I had a few higher end meals too, which ran the gamut from disappointing to revelatory, with one sort of in between.  A ha-ha-named place called Ho Lee Fook has been touted quite a bit by local bloggers, but its version of Modern Chinese food tasted just like regular Chinese food to me, at quintuple the price in a dungeon-like setting with horrible Springsteen music playing.  Ronin, a supposedly-izakaya style seafood place from a much celebrated chef who used to work at Masa had some really delicious bites (oysters with cucumber-pear juice and yuzu kosho), but also a few elements that seemed more style-over-substance (“mandarin salt” served on the side of some fish tempura).  Ronin staff were also annoying about upselling luxe ingredients and drinks (yes, I like uni, but I’m not ordering your tiny $30 uni supplement and stop asking already).  The revelatory meal was at a place called Serge et le Phoque, run by a 2-Michelen-starred French chef and his Parisian business partner who came to Hong Kong a couple of years ago.  The restaurant has an all-French wine list and French-accented staff, but the food transcends borders, with a focus on Japanese ingredients and styles perhaps more than anything else.  Every morsel of food I tasted at this place was spectacular, highlighted by things like dried fugu skin with teriyaki glaze, sea bass with a “risotto” made from land-based seaweed (samphire) cut into rice-sized bits, and an amazing lemon custard served with capsicum jelly and tarragon.
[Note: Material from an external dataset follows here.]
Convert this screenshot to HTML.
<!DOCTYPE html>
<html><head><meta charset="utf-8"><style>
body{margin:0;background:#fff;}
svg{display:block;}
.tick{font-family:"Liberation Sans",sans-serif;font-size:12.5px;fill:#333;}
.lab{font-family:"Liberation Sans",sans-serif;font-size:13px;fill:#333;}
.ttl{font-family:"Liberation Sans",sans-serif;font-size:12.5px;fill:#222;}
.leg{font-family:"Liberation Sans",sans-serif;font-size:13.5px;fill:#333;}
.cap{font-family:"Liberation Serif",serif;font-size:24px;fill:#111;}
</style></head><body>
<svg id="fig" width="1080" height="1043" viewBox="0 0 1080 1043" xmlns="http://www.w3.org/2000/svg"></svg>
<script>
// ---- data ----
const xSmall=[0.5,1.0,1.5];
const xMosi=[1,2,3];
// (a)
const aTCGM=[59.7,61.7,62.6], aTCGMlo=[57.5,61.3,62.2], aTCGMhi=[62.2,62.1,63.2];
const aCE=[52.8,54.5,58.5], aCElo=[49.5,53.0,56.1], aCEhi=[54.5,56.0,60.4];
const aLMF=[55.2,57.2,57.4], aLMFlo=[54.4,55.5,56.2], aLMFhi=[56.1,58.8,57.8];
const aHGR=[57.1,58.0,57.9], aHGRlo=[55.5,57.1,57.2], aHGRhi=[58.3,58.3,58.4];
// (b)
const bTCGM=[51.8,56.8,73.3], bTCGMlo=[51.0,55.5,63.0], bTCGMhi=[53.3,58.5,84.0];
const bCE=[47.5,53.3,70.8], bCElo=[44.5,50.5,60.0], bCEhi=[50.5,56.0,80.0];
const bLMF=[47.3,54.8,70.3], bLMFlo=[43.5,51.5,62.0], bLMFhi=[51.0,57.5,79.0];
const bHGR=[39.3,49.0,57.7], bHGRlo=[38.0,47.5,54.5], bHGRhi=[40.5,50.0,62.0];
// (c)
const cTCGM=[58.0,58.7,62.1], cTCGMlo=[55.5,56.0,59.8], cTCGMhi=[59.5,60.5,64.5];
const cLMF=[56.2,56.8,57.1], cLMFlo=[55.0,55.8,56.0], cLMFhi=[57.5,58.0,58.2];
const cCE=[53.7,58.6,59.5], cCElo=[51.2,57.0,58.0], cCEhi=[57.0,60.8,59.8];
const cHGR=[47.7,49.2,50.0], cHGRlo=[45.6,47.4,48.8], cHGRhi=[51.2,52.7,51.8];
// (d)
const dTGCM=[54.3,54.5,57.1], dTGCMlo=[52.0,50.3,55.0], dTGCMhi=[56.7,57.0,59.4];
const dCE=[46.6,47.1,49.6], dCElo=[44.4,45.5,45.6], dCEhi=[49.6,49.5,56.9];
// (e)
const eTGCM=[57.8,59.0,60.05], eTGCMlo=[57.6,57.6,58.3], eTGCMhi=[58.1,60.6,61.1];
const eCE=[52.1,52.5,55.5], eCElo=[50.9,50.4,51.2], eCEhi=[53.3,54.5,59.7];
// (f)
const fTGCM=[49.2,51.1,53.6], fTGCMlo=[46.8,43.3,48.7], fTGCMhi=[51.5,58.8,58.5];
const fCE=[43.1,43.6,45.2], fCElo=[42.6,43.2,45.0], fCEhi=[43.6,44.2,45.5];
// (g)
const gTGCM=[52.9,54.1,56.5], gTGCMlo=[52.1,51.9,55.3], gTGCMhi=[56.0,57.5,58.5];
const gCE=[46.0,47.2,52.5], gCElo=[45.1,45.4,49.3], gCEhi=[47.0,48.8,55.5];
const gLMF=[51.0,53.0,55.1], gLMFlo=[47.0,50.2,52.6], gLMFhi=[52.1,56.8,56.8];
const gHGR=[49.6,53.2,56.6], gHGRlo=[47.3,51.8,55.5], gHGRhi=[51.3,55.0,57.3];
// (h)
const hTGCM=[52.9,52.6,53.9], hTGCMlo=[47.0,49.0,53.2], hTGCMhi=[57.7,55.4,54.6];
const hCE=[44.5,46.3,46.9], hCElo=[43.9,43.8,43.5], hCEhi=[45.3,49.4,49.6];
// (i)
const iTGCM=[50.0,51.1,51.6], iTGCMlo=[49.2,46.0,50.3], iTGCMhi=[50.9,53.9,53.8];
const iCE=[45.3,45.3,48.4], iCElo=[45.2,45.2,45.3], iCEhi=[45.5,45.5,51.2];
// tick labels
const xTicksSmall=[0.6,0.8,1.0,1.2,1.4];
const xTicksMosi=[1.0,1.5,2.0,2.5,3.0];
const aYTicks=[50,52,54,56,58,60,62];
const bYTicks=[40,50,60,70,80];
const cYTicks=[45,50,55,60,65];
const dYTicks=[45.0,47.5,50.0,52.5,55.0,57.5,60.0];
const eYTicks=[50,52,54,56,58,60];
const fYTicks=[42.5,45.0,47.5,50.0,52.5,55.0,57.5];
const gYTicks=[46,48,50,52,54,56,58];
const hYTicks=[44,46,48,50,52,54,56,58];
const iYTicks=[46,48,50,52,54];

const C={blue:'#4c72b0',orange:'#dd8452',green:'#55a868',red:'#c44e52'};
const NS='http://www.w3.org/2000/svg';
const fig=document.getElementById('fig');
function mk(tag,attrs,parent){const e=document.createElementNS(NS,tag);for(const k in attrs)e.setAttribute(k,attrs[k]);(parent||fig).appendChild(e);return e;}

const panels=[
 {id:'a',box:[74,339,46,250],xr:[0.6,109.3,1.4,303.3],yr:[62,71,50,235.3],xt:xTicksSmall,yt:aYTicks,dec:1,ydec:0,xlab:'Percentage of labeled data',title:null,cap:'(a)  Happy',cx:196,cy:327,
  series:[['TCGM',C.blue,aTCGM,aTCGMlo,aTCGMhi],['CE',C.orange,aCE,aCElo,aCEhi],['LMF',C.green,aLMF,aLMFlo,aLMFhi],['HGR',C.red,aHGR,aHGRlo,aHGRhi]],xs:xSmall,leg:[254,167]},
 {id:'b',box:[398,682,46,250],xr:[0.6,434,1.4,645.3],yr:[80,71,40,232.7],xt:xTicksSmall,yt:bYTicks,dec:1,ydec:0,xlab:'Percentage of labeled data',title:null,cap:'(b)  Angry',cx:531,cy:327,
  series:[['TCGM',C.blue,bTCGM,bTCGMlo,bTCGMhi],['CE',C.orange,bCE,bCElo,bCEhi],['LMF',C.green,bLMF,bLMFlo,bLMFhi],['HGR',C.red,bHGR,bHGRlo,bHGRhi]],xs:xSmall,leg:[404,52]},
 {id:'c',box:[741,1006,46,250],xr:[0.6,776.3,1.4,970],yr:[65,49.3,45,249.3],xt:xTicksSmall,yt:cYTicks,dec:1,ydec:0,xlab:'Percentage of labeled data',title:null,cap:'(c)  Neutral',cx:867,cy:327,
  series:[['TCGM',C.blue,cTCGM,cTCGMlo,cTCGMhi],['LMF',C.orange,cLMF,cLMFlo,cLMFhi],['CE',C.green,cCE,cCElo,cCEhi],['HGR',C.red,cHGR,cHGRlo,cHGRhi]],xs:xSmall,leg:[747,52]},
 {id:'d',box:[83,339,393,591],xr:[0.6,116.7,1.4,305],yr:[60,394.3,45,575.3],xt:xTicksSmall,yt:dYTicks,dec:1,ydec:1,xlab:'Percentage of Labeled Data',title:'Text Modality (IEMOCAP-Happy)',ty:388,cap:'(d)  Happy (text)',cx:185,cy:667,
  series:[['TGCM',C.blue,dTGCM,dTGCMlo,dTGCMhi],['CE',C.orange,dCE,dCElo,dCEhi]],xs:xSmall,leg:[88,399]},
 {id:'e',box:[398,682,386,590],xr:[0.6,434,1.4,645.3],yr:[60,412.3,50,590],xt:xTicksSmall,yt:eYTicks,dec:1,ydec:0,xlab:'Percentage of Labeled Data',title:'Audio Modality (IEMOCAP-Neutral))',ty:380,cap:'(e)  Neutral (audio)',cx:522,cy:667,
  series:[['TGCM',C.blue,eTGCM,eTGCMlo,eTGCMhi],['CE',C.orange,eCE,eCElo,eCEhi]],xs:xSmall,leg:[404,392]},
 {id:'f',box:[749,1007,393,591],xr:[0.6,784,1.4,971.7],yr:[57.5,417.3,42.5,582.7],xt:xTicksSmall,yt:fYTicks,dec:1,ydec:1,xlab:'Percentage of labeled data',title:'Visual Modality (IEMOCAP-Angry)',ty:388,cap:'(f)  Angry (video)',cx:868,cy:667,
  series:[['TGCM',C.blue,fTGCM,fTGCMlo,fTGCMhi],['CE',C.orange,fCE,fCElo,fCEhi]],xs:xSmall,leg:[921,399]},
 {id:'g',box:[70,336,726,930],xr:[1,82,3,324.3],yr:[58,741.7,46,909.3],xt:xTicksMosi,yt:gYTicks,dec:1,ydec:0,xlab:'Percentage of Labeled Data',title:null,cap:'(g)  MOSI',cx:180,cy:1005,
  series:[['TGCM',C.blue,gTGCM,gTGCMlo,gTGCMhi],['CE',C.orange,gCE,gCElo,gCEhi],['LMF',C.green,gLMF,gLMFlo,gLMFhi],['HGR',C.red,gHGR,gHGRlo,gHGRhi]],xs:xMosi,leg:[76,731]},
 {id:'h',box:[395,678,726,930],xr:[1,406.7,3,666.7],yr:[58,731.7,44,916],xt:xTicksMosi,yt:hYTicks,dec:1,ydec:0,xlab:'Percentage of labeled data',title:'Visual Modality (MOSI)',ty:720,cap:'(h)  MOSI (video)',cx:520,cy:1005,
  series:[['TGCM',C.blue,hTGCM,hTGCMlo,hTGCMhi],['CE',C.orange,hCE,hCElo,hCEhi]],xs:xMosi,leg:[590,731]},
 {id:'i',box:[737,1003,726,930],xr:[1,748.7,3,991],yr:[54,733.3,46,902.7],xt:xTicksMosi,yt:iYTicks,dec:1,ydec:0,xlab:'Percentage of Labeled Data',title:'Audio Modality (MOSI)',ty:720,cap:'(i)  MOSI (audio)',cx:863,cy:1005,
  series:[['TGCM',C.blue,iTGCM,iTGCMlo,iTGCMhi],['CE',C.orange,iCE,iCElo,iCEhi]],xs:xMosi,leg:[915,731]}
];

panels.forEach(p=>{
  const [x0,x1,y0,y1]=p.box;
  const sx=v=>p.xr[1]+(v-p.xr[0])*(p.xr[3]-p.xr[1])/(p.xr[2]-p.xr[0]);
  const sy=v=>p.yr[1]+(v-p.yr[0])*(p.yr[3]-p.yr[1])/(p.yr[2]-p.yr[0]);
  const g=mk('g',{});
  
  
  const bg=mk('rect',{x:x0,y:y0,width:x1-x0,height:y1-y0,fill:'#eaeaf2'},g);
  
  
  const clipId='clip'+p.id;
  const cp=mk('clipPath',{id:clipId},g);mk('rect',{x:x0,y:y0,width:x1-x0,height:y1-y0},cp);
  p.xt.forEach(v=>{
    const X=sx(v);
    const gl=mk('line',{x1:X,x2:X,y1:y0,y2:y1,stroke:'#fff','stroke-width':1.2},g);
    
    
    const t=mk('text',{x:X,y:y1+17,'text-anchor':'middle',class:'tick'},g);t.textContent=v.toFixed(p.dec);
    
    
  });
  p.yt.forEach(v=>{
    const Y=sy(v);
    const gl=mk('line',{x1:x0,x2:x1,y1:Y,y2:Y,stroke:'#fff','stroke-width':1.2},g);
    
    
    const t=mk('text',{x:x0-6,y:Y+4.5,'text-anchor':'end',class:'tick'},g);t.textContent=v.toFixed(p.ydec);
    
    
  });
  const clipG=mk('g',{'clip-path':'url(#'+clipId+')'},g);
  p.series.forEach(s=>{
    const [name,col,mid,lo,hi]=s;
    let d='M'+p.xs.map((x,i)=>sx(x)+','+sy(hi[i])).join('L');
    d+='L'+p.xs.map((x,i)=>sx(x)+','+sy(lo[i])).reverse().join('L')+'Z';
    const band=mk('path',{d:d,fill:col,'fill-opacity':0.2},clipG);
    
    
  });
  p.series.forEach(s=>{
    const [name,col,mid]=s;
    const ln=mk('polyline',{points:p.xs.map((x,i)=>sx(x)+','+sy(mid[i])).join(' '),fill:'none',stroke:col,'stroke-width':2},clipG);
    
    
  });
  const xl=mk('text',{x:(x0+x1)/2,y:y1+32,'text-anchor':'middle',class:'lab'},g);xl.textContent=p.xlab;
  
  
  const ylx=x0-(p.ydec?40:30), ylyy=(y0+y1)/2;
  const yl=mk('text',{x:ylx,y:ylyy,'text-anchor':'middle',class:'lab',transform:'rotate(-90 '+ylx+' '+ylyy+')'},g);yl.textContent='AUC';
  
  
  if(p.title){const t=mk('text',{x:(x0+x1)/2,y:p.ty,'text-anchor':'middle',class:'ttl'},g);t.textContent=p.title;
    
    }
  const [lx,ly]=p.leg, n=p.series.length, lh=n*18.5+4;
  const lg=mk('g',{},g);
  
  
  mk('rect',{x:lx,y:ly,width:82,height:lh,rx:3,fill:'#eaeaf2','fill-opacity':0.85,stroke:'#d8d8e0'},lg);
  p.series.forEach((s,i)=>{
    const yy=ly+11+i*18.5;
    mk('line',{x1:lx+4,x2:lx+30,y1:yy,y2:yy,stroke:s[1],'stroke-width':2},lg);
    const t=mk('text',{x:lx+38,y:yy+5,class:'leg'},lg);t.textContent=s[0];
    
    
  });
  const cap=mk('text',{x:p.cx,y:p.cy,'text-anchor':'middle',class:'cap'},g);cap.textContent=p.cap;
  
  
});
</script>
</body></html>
I’ve eaten more noteworthy things that I’ll lump together here for the sake of expedience.  Pineapple buns (which don’t have any pineapple) are really wonderful, and are described well here: http://www.scmp.com/news/hong-kong/article/1587246/secrets-behind-serving-hong-kongs-hot-cross-buns .  Portland Street in Kowloon is a mecca of diverse cheap eateries, and the one I settled into was a Yunannese places serving “mountain goat noodle soup,” a giant, $4 bowl of very gamey deliciousness.  Egg custard tarts are everywhere, and the ones I’ve tried at random bakeries have been OK, but surprisingly not as good as the ones at Cai back in Chicago.
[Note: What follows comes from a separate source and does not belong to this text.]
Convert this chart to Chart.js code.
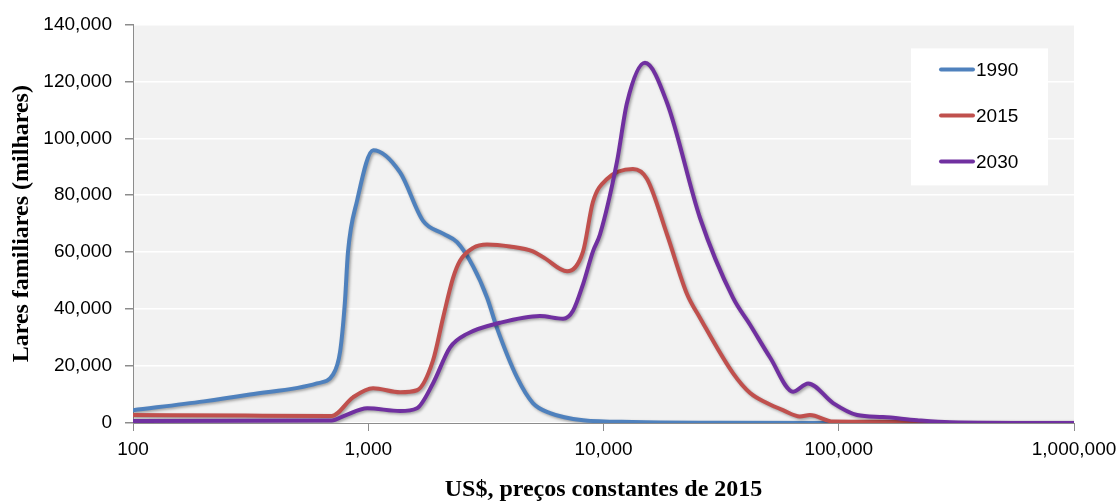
<!DOCTYPE html>
<html>
<head>
<meta charset="utf-8">
<script src="https://cdn.jsdelivr.net/npm/chart.js@4"></script>
<style>
  html, body { margin: 0; padding: 0; background: #fff; }
  #wrap { width: 1117px; height: 502px; }
</style>
</head>
<body>
<div id="wrap"><canvas id="incomeChart" width="1117" height="502"></canvas></div>
<script>
// rendimento (US$, preços constantes de 2015) e lares (milhares)
const income1990 = [100, 200, 314, 605, 708, 759, 795, 820, 896, 1050, 1365, 1710, 2080, 2385, 2790, 3200, 3520, 4290, 5010, 5930, 8190, 13300, 30000, 100000, 1000000];
const homes1990  = [4500, 7600, 10000, 13900, 17000, 25000, 42000, 60000, 78000, 95800, 88000, 71000, 66500, 63500, 55000, 44000, 33500, 16000, 7000, 3500, 1000, 350, 100, 0, 0];

const income2015 = [100, 300, 700, 861, 1048, 1365, 1611, 1884, 2080, 2292, 2455, 2790, 3200, 4000, 5010, 5600, 7000, 8190, 9020, 10350, 13340, 15310, 18620, 22640, 25720, 35500, 42000, 49500, 57900, 68400, 75400, 94600, 154000, 300000, 1000000];
const homes2015  = [2800, 2600, 2500, 9000, 12200, 10800, 11500, 21900, 37000, 50900, 57000, 61500, 62700, 62000, 60300, 58000, 53300, 60300, 77700, 85700, 89200, 85700, 66200, 45300, 36900, 17500, 10500, 7000, 4500, 2300, 2800, 500, 400, 0, 0];

const income2030 = [100, 700, 790, 990, 1365, 1611, 1884, 2225, 2630, 3630, 5370, 6730, 7420, 8190, 9020, 9660, 11400, 12590, 15000, 18620, 25720, 35500, 41970, 51050, 63970, 74100, 94600, 119700, 154000, 215000, 297000, 1000000];
const homes2030  = [700, 900, 2500, 5200, 4200, 5200, 13900, 26500, 31300, 35200, 37600, 36600, 39400, 48800, 60300, 66200, 91600, 112500, 126500, 112500, 72000, 44000, 34500, 23000, 11000, 13900, 7000, 2800, 2100, 1000, 300, 0];

const seriesLabels = ['1990', '2015', '2030'];
const xTicks = [100, 1000, 10000, 100000, 1000000];

function toPoints(xs, ys) {
  return xs.map((x, i) => ({ x: x, y: ys[i] }));
}

const plotBackground = {
  id: 'plotBackground',
  beforeDraw(chart) {
    const { ctx, chartArea } = chart;
    ctx.save();
    ctx.fillStyle = '#f2f2f2';
    ctx.fillRect(chartArea.left, chartArea.top, chartArea.right - chartArea.left, chartArea.bottom - chartArea.top);
    ctx.restore();
  }
};

const lineShadow = {
  id: 'lineShadow',
  beforeDatasetDraw(chart) {
    const ctx = chart.ctx;
    ctx.save();
    ctx.shadowColor = 'rgba(0,0,0,0.35)';
    ctx.shadowBlur = 3;
    ctx.shadowOffsetX = 1.5;
    ctx.shadowOffsetY = 1.5;
  },
  afterDatasetDraw(chart) {
    chart.ctx.restore();
  }
};

// caixa de legenda dentro da área do gráfico
const boxLegend = {
  id: 'boxLegend',
  afterDraw(chart) {
    const { ctx, chartArea } = chart;
    const x0 = chartArea.right - 163;
    const y0 = chartArea.top + 24;
    ctx.save();
    ctx.fillStyle = '#ffffff';
    ctx.fillRect(x0, y0, 137, 137);
    chart.data.datasets.forEach((ds, i) => {
      const y = y0 + 21 + i * 46;
      ctx.strokeStyle = ds.borderColor;
      ctx.lineWidth = 4;
      ctx.lineCap = 'round';
      ctx.beginPath();
      ctx.moveTo(x0 + 30, y);
      ctx.lineTo(x0 + 62, y);
      ctx.stroke();
      ctx.fillStyle = '#000';
      ctx.font = '19px "Liberation Sans", Arial, sans-serif';
      ctx.textBaseline = 'middle';
      ctx.fillText(ds.label, x0 + 65, y + 1);
    });
    ctx.restore();
  }
};

const data_income = {
  datasets: [
    { label: seriesLabels[0], data: toPoints(income1990, homes1990), borderColor: '#4f81bd', order: 3 },
    { label: seriesLabels[1], data: toPoints(income2015, homes2015), borderColor: '#c0504d', order: 2 },
    { label: seriesLabels[2], data: toPoints(income2030, homes2030), borderColor: '#7030a0', order: 1 }
  ]
};

const tickFont = { family: '"Liberation Sans", Arial, sans-serif', size: 19 };
const titleFont = { family: '"Liberation Serif", "Times New Roman", serif', size: 24, weight: 'bold', lineHeight: 1 };

const config_income = {
  type: 'line',
  data: data_income,
  options: {
    responsive: false,
    animation: false,
    layout: { padding: { left: 0, top: 21, right: 43, bottom: 0 } },
    elements: {
      point: { radius: 0 },
      line: { borderWidth: 4, cubicInterpolationMode: 'monotone', borderCapStyle: 'round', fill: false }
    },
    plugins: {
      legend: { display: false },
      tooltip: { enabled: false }
    },
    scales: {
      x: {
        type: 'logarithmic',
        min: 100,
        max: 1000000,
        afterBuildTicks: (scale) => { scale.ticks = xTicks.map(v => ({ value: v })); },
        afterFit: (scale) => {
          scale.height = 79;
          scale.paddingLeft = 0;
          scale.paddingRight = 0;
        },
        ticks: {
          color: '#000',
          font: tickFont,
          maxRotation: 0,
          autoSkip: false,
          padding: 7,
          callback: (v) => Number(v).toLocaleString('en-US')
        },
        grid: { drawOnChartArea: false, tickLength: 8, color: '#8c8c8c' },
        border: { color: '#8c8c8c', width: 1 },
        title: {
          display: true,
          text: 'US$, preços constantes de 2015',
          color: '#000',
          font: titleFont,
          padding: { top: 0, bottom: 0 }
        }
      },
      y: {
        min: 0,
        max: 140000,
        afterFit: (scale) => { scale.width = 133; },
        ticks: {
          stepSize: 20000,
          color: '#000',
          font: tickFont,
          padding: 13,
          callback: (v) => Number(v).toLocaleString('en-US')
        },
        grid: { color: '#ffffff', lineWidth: 1.5, tickLength: 8, tickColor: '#8c8c8c' },
        border: { color: '#8c8c8c', width: 1 },
        title: {
          display: true,
          text: 'Lares familiares (milhares)',
          color: '#000',
          font: titleFont,
          padding: { top: 10, bottom: 0 }
        }
      }
    }
  },
  plugins: [plotBackground, lineShadow, boxLegend]
};

const chart_income = new Chart(
  document.getElementById('incomeChart').getContext('2d'),
  config_income
);
</script>
</body>
</html>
Hong Kong is massive and dense, and it’s impossible to make much of a dent in the city’s food with just a few days.  I’m glad to have heeded bits of advice from people, but nothing beats the enjoyment of just wandering around and trying what looks good or interesting.  I even loved the experience of sharing a table (this is how it’s done in HK –people just sit wherever there’s a chair) with a cigarette-smoking cab driver while eating terrible macaroni soup.

1 comment:

  1. It is really odd that a culture that so values fresh, fresh, fresh seafood, meat, and vegetables at the same time tolerates slices of canned ham and white bread served at breakfast.

    Glad you enjoyed Portland St - that stretch from Mong Kok south is bustling and lined with good eats.